In Cotidiano Saúde Mental

Multiplicando o igual



Na última semana li um texto do filósofo sul-coreano Byung-Chul Han ( nome dificil esse), que me impactou. A análise de Han, traz uma reflexão sobre a mutiplicação do igual. Conclusão que deu nome à esta conversa que inicio aqui com vocês. No texto dele, a crítica é feroz sobre os praticantes de maratonas de séries, que ele se refere como o "binge watching" (hábito de ficar muito tempo ligado em algum entretenimento), e neste caso, só vendo que gostam, nunca o diferente ou alguém diferente. 

Byung-Chul Han/ Foto: Pinterest

A gente leva isso na bricandeira ou realmente comentamos e conversamos sobre horas e final de semana vendo séries mas será que isso realmente tem sido um hábito saudável para nós? Para Bryung-Chul Han esta é uma fuga do que é diferente, o que leva muitas pessoas a viverem no deserto ou no inferno do igual. 

Ele também aponta que antigamente, a sociedade tinha consicencia de que estava sendo dominada e hoje não temos essa consciencia. Refleti pesado nesta afirmação. É um fato! E estamos de mãos atadas! Várias vezes amigos, colegas de trabalho ou eu mesma digo a frase: "não tem internet, não dá para fazer nada" ou " tudo está conectado na internet, então, se não tem internet já era". Isso é um pouco assustador. Estamos dependentes tanto na vida quanto no trabalho. Acabei me dando conta que preferi estudar virtualmente do que no presencial pois facilita a vida.

 Mas e o prazer de conhecer pessoas e trocar ideias? Outro ponto que o filósofo cita é a autenticidade. Ele diz: “todos querem ser diferentes uns dos outros” mas o sistema só permite que existam “diferenças comercializáveis”. Ainda relutamos sobre o que é diferente. E isso é um exercício diário. O que era diferente para uma geração já não é diferente para esta geração do agora. E assim, caminhamos para novas diferenças. A barreira da ditadura social continua mesmo que você ou eu não colida com ela. 

E sobre a angústia de não estar fazendo tudo o que poderia ser feito”? Esta sede que temos sobre utilizar o tempo da melhor forma começou a nos boicotar? “Hoje a pessoa explora a si mesma achando que está se realizando; é a lógica traiçoeira do neoliberalismo que culmina na síndrome de burnout”. Esta síndrome tem se alastrado, e de acordo com a Organização Mundial de Saúde, "o burnout é produto de um mix de fatores pessoais, profissionais e sociais.
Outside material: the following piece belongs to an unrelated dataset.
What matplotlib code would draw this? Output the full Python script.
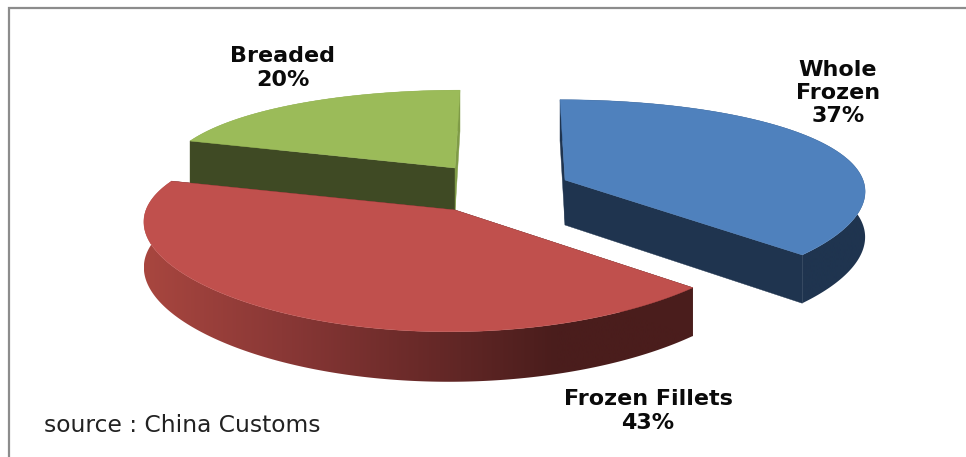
import numpy as np
import matplotlib
matplotlib.use("Agg")
import matplotlib.pyplot as plt
from matplotlib.colors import LinearSegmentedColormap
from matplotlib.patches import Polygon

# Data
categories = ["Whole\nFrozen", "Frozen Fillets", "Breaded"]
values = [37, 43, 20]
source_text = "source : China Customs"

# Styles
top_colors = ["#4F81BD", "#C0504D", "#9BBB59"]
start_face_colors = ["#1F344F", "#4A1D1C", "#3F4A24"]
end_face_colors = ["#1F344F", "#4A1D1C", "#7F9B47"]
rim_ramps = [["#1F344F", "#1F344F"],
             ["#A8463F", "#8A3836", "#6A2A29", "#4A1D1C", "#4A1D1C"],
             ["#7F9B47", "#7F9B47"]]
apex_x = [565, 455, 455]
apex_y = [180, 210, 168]
radius = [298, 309, 289]
label_xy = [(838, 93), (648, 411), (283, 68)]
draw_order = [2, 0, 1]

# Projection of the tilted pie
K, PX, PY, DEPTH = 0.32, 0.10, 0.188, 45.0
X0 = 510.0


def project(i, u, v, z=0.0):
    """u, v: position in the wedge's plane, in radii from its apex."""
    sxx = 1.0 / (1.0 + PX * v)
    syy = 1.0 / (1.0 + PY * v)
    r = radius[i]
    return (X0 + (apex_x[i] - X0 + r * u) * sxx,
            apex_y[i] - K * r * v * syy + z * sxx)


fig = plt.figure(figsize=(9.66, 4.57), dpi=100)
ax = fig.add_axes([0, 0, 1, 1])
ax.axis("off")

# Frame: only the left and top edges are visible
ax.plot([9, 9, 966], [457, 8, 8], color="#8C8C8C", lw=1.6, solid_joinstyle="miter")

fractions = np.array(values, dtype=float) / sum(values)
edges = np.concatenate([[0], np.cumsum(fractions)]) * 2 * np.pi

for i in draw_order:
    th = np.linspace(edges[i], edges[i + 1], 200)
    u, v = np.sin(th), np.cos(th)
    sx, sy = project(i, u, v)
    bx, by = project(i, u, v, DEPTH)
    a0x, a0y = project(i, 0.0, 0.0)
    a1x, a1y = project(i, 0.0, 0.0, DEPTH)
    z = 2 + draw_order.index(i) * 3

    # Outer rim with horizontal shading, drawn as a gradient clipped to the rim
    cmap = LinearSegmentedColormap.from_list("rim", rim_ramps[i])
    rim = Polygon(np.c_[np.r_[sx, bx[::-1]], np.r_[sy, by[::-1]]], closed=True,
                  facecolor="none", edgecolor="none", zorder=z)
    ax.add_patch(rim)
    im = ax.imshow(np.linspace(0, 1, 256)[None, :], cmap=cmap, aspect="auto",
                   extent=(min(sx.min(), bx.min()), max(sx.max(), bx.max()), 457, 0),
                   zorder=z, interpolation="bilinear")
    im.set_clip_path(rim)

    # Radial cut faces
    ax.fill([a0x, sx[0], bx[0], a1x], [a0y, sy[0], by[0], a1y],
            color=start_face_colors[i], lw=0.3, zorder=z + 0.5)
    ax.fill([a0x, sx[-1], bx[-1], a1x], [a0y, sy[-1], by[-1], a1y],
            color=end_face_colors[i], lw=0.3, zorder=z + 0.5)

    # Top surface
    ax.fill(np.r_[a0x, sx], np.r_[a0y, sy], color=top_colors[i], lw=0.3, zorder=z + 1)

    ax.text(label_xy[i][0], label_xy[i][1], f"{categories[i]}\n{values[i]}%",
            ha="center", va="center", family="DejaVu Sans", fontweight="bold",
            fontsize=16, linespacing=1.2, color="#0A0A0A", zorder=30)

ax.text(44, 426, source_text, ha="left", va="center", family="DejaVu Sans",
        fontsize=16.8, color="#222222", zorder=30)

ax.set_xlim(0, 966)
ax.set_ylim(457, 0)
fig.savefig("out.png", dpi=100)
Entre as causas individuais destacam-se o perfeccionismo, que leva à busca de uma excelência às vezes impossível, e o idealismo em relação à profissão, cobrando um engajamento pessoal para além dos limites". 



Não precisamos chegar nestes limites. Precisamos de calma. Paciência. É o momento de não nos alienarmos. E isso feito por nós mesmos. "A terra é mais do que digitos". Entendo a importância dos algoritimos para o que rege o mundo atualmente. Mas vocês já notaram que muitos especialistas e até mesmo os que trabalham com tecnologia estão com previsões assustadoras sobre o futuro e a internet? Neste caso, acabo vendo uma grande vantagem em nossa terra tucuju. 

As coisas demoram para chegar até aqui? Sim. Estamos numa ilha. Porém o privilégio de ainda poder tocar na terra, sentir a chuva, árvores, ver os pássaros nas ruas, isso tudo ainda nos deixa muito perto da sanidade. Vida e cores reais. Realidade. E não uma realidade virtual. A previsão de Han é um curto-circuito para recuperar nosso instinto animal original. “A aceleração atual diminui a capacidade de permanecer: precisamos de um tempo próprio que o sistema produtivo não nos deixa ter; necessitamos de um tempo livre, que significa ficar parado, sem nada produtivo a fazer, mas que não deve ser confundido com um tempo de recuperação para continuar trabalhando; o tempo trabalhado é tempo perdido, não é um tempo para nós”.

Não quero viver na Matrix. Que tal começarmos uma revolução com nosso próprio tempo? É um convite. Pela nossa saúde mental.